First of all, welcome to the fastest growing shotgun sport in the country! It is a great sport and lots of fun regardless of your skill level. Here are some guidelines to make your participation more enjoyable and avoid some potential embarrassment. It will also put you at ease in knowing what is expected of you as a participant and good sportsman.
A tournament is not the place for shooting lessons and coaching. That should have been done prior to the tournament. The occasional hint and words of encouragement are fine. Just keep the dialogue to a minimum.
Be prepared for your turn by having your gun and ammo ready. There is no need to rush your shooting but do your best to avoid unnecessary delays. Once on the station your squad should move through the rotation as efficiently as possible. This is particularly important if there are a lot of shooters in attendance. Wasting time will make for a very long day and cause more work for match officials.
A typical squad will consist of 4-6 shooters and should not exceed six. Too many shooters on a squad will cause delays.
The squad should establish a shooting order and then rotate who the first shooter is at each station to be fair to all shooters.
If score keepers and pullers are not provided then all squad members should take their turn scoring and pulling. Typically, the last shooters in the rotation for each station will pull and score to start with and then hand off their duties after a couple of shooters so they can prepare for their turn to shoot.

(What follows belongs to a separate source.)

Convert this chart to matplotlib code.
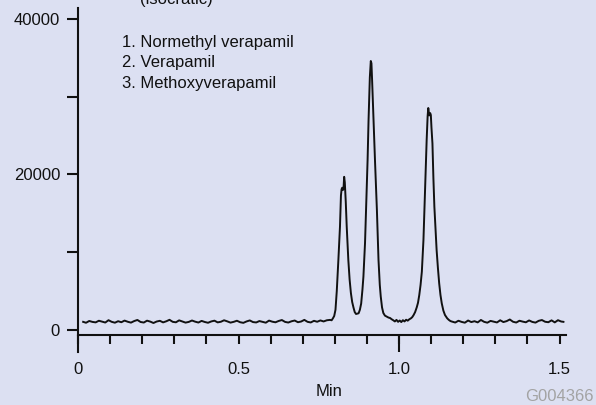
import matplotlib
matplotlib.use("Agg")
import matplotlib.pyplot as plt
import numpy as np

plt.rcParams['font.family'] = ['Liberation Sans', 'DejaVu Sans']

# ---------------- data ----------------
compounds = ["Normethyl verapamil", "Verapamil", "Methoxyverapamil"]
title_note = "(isocratic)"
x_label = "Min"
figure_code = "G004366"

y_ticks = [0, 10000, 20000, 30000, 40000]
y_tick_labels = ["0", "", "20000", "", "40000"]
x_ticks_major = [0, 0.5, 1.0, 1.5]
x_tick_labels = ["0", "0.5", "1.0", "1.5"]
x_ticks_minor = [0.1, 0.2, 0.3, 0.4, 0.6, 0.7, 0.8, 0.9,
                 1.1, 1.2, 1.3, 1.4]

# baseline before the peaks
pre_t = [0.016, 0.025, 0.035, 0.045, 0.055, 0.065, 0.075, 0.085, 0.095, 0.105,
         0.115, 0.125, 0.135, 0.145, 0.155, 0.165, 0.175, 0.185, 0.195, 0.205,
         0.215, 0.225, 0.235, 0.245, 0.255, 0.265, 0.275, 0.285, 0.295, 0.305,
         0.315, 0.325, 0.335, 0.345, 0.355, 0.365, 0.375, 0.385, 0.395, 0.405,
         0.415, 0.425, 0.435, 0.445, 0.455, 0.465, 0.475, 0.485, 0.495, 0.505,
         0.515, 0.525, 0.535, 0.545, 0.555, 0.565, 0.575, 0.585, 0.595, 0.605,
         0.615, 0.625, 0.635, 0.645, 0.655, 0.665, 0.675, 0.685, 0.695, 0.705,
         0.715, 0.725, 0.735, 0.745, 0.755, 0.765, 0.775, 0.785]
pre_v = [1050, 930, 1160, 1040, 980, 1190, 1070, 960, 1260, 1050,
         940, 1130, 1000, 1210, 1060, 950, 1150, 1290, 1030, 960,
         1200, 1080, 900, 1090, 1180, 980, 1120, 1310, 1050, 990,
         1240, 1100, 950, 1040, 1220, 1070, 960, 1170, 1030, 930,
         1100, 1200, 980, 1060, 1250, 1110, 950, 1050, 1190, 1000,
         920, 1100, 1230, 1020, 970, 1150, 1050, 940, 1210, 1070,
         990, 1160, 1280, 1040, 960, 1120, 1220, 1000, 1090, 1300,
         1050, 970, 1180, 1060, 1230, 1100, 1250, 1300]

# peaks 1 and 2
peak12_t = [0.790, 0.794, 0.798, 0.802, 0.806, 0.811, 0.816, 0.819, 0.821, 0.823,
            0.825, 0.827, 0.829, 0.831, 0.834, 0.837, 0.842, 0.846, 0.850, 0.854,
            0.858, 0.862, 0.866, 0.870, 0.874, 0.878, 0.882, 0.886, 0.889, 0.894,
            0.899, 0.902, 0.905, 0.909, 0.912, 0.914, 0.916, 0.920, 0.925, 0.931,
            0.936, 0.940, 0.943, 0.947, 0.951, 0.956, 0.962, 0.967, 0.972, 0.977,
            0.982, 0.987, 0.992, 0.997]
peak12_v = [1250, 1500, 1800, 2600, 5000, 9000, 13300, 17300, 18100, 18300,
            18000, 18200, 19700, 19000, 16500, 13300, 9000, 6500, 4760, 3600,
            2900, 2300, 2060, 2100, 2150, 2600, 3400, 5200, 6860, 11190,
            17600, 21860, 27000, 32500, 34600, 34300, 32200, 27500, 21860, 15430,
            9000, 5800, 4300, 2900, 2190, 1850, 1710, 1600, 1540, 1380,
            1250, 1100, 1300, 1050]

# peak 3
peak3_t = [1.002, 1.007, 1.012, 1.017, 1.022, 1.027, 1.032, 1.037, 1.041, 1.045,
           1.050, 1.055, 1.059, 1.063, 1.067, 1.071, 1.076, 1.081, 1.086, 1.089,
           1.091, 1.094, 1.097, 1.099, 1.101, 1.104, 1.107, 1.110, 1.117, 1.121,
           1.125, 1.129, 1.133, 1.138, 1.143, 1.150, 1.155, 1.160]
peak3_v = [1220, 1020, 1260, 1100, 1320, 1200, 1380, 1500, 1650, 1900,
           2300, 2900, 3500, 4500, 5800, 7500, 11575, 18000, 24440, 27500,
           28550, 27600, 27900, 27650, 26000, 24000, 19500, 15860, 10290, 8000,
           6000, 4500, 3430, 2500, 1930, 1500, 1300, 1150]

# baseline after the peaks
post_t = [1.165, 1.175, 1.185, 1.195, 1.205, 1.215, 1.225, 1.235, 1.245, 1.255,
          1.265, 1.275, 1.285, 1.295, 1.305, 1.315, 1.325, 1.335, 1.345, 1.355,
          1.365, 1.375, 1.385, 1.395, 1.405, 1.415, 1.425, 1.435, 1.445, 1.455,
          1.465, 1.475, 1.485, 1.495, 1.505, 1.512]
post_v = [1080, 960, 1190, 1040, 940, 1220, 1020, 1130, 980, 1290,
          1050, 940, 1170, 1070, 970, 1250, 1020, 1140, 1350, 1060,
          960, 1190, 1080, 990, 1230, 1040, 950, 1180, 1280, 1060,
          1000, 1240, 980, 1260, 1090, 1050]

# ---------------- figure ----------------
W, H = 596, 405
bg = "#dce0f2"
ink = "#111111"
fig = plt.figure(figsize=(W / 100, H / 100), dpi=100, facecolor=bg)
ax = fig.add_axes([78 / W, 53 / H, (566 - 78) / W, (352 - 8) / H])
ax.set_facecolor(bg)

t = pre_t + peak12_t + peak3_t + post_t
v = pre_v + peak12_v + peak3_v + post_v
ax.plot(t, v, color=ink, lw=1.4, solid_joinstyle="round")

ymin, ymax = -2830, 41415
x_axis_level = -650
ax.set_xlim(0, 1.52)
ax.set_ylim(ymin, ymax)

for s in ("top", "right"):
    ax.spines[s].set_visible(False)
ax.spines["left"].set_linewidth(1.5)
ax.spines["left"].set_color(ink)
ax.spines["bottom"].set_linewidth(1.5)
ax.spines["bottom"].set_color(ink)
ax.spines["bottom"].set_position(("data", x_axis_level))

ax.set_yticks(y_ticks)
ax.set_yticklabels(y_tick_labels)
ax.tick_params(axis="y", direction="out", length=7.9, width=1.5, pad=5,
               labelsize=12, colors=ink)

ax.set_xticks(x_ticks_major)
ax.set_xticklabels(x_tick_labels)
ax.set_xticks(x_ticks_minor, minor=True)
ax.tick_params(axis="x", which="both", direction="out", length=6.5, width=1.5,
               pad=13, labelsize=12, colors=ink)

# long tick at 1.0 min
frac = (x_axis_level - ymin) / (ymax - ymin)
sec = ax.secondary_xaxis(frac)
sec.set_xticks([1.0])
sec.tick_params(axis="x", direction="out", length=12.2, width=1.5,
                labelbottom=False, colors=ink)
sec.spines["bottom"].set_visible(False)

# texts
fig.text(140 / W, 1 - 4 / H, title_note, fontsize=12, color=ink,
         ha="left", va="baseline")
for i, name in enumerate(compounds):
    fig.text(122 / W, 1 - (46.7 + i * 20.6) / H, f"{i + 1}. {name}",
             fontsize=12, color=ink, ha="left", va="baseline")
fig.text(329 / W, 1 - 396 / H, x_label, fontsize=12, color=ink,
         ha="center", va="baseline")
fig.text(594 / W, 1 - 401 / H, figure_code, fontsize=12, color="#a3a3a3",
         ha="right", va="baseline")

fig.savefig("out.png", dpi=100, facecolor=bg)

Once finished, your squad should clear out of the station as soon as possible. Proceed to the next station in order. Do not skip stations or back track unless directed to do so by match officials. Most competitions start with a standard Shotgun start rotation where the shooter is assigned the start station. IF a European rotation is being utilized, the shooter or squad should pick the first open or nearing open station and progress through the stations in conventional order throughout the remaining tournament.
If another squad is still shooting as you approach the next station, hang back as a group until they finish in a courteous effort to reduce the distraction of the shooter. Allow them to clear away from the station before you move in. The exception is, if you are first up in your squad, it is acceptable to quietly walk up behind the active squad and observe the targets being thrown in order to select your choke/s for the upcoming station and help reduce the delay of having to change chokes after your view birds have been thrown. Once you have seen the pairs being thrown, return to your squad.
Remember, the shooter is responsible for knowing the rules. You are encouraged to read the NSCA rule book. They are readily available. Each of the individual games under the umbrella of NSCA has specific rules you should know. If you decide to participate in FITASC or 5-Stand in addition to Sporting Clays do a quick review of the rules. This will make your experience more enjoyable and things will run more smoothly on the course. If you are unsure about something ask one of your fellow shooters. You will find most people friendly and eager to help you.
If you have a question or concern, do not hesitate to bring it to the attention of a fellow shooter or a range official. They are there to help!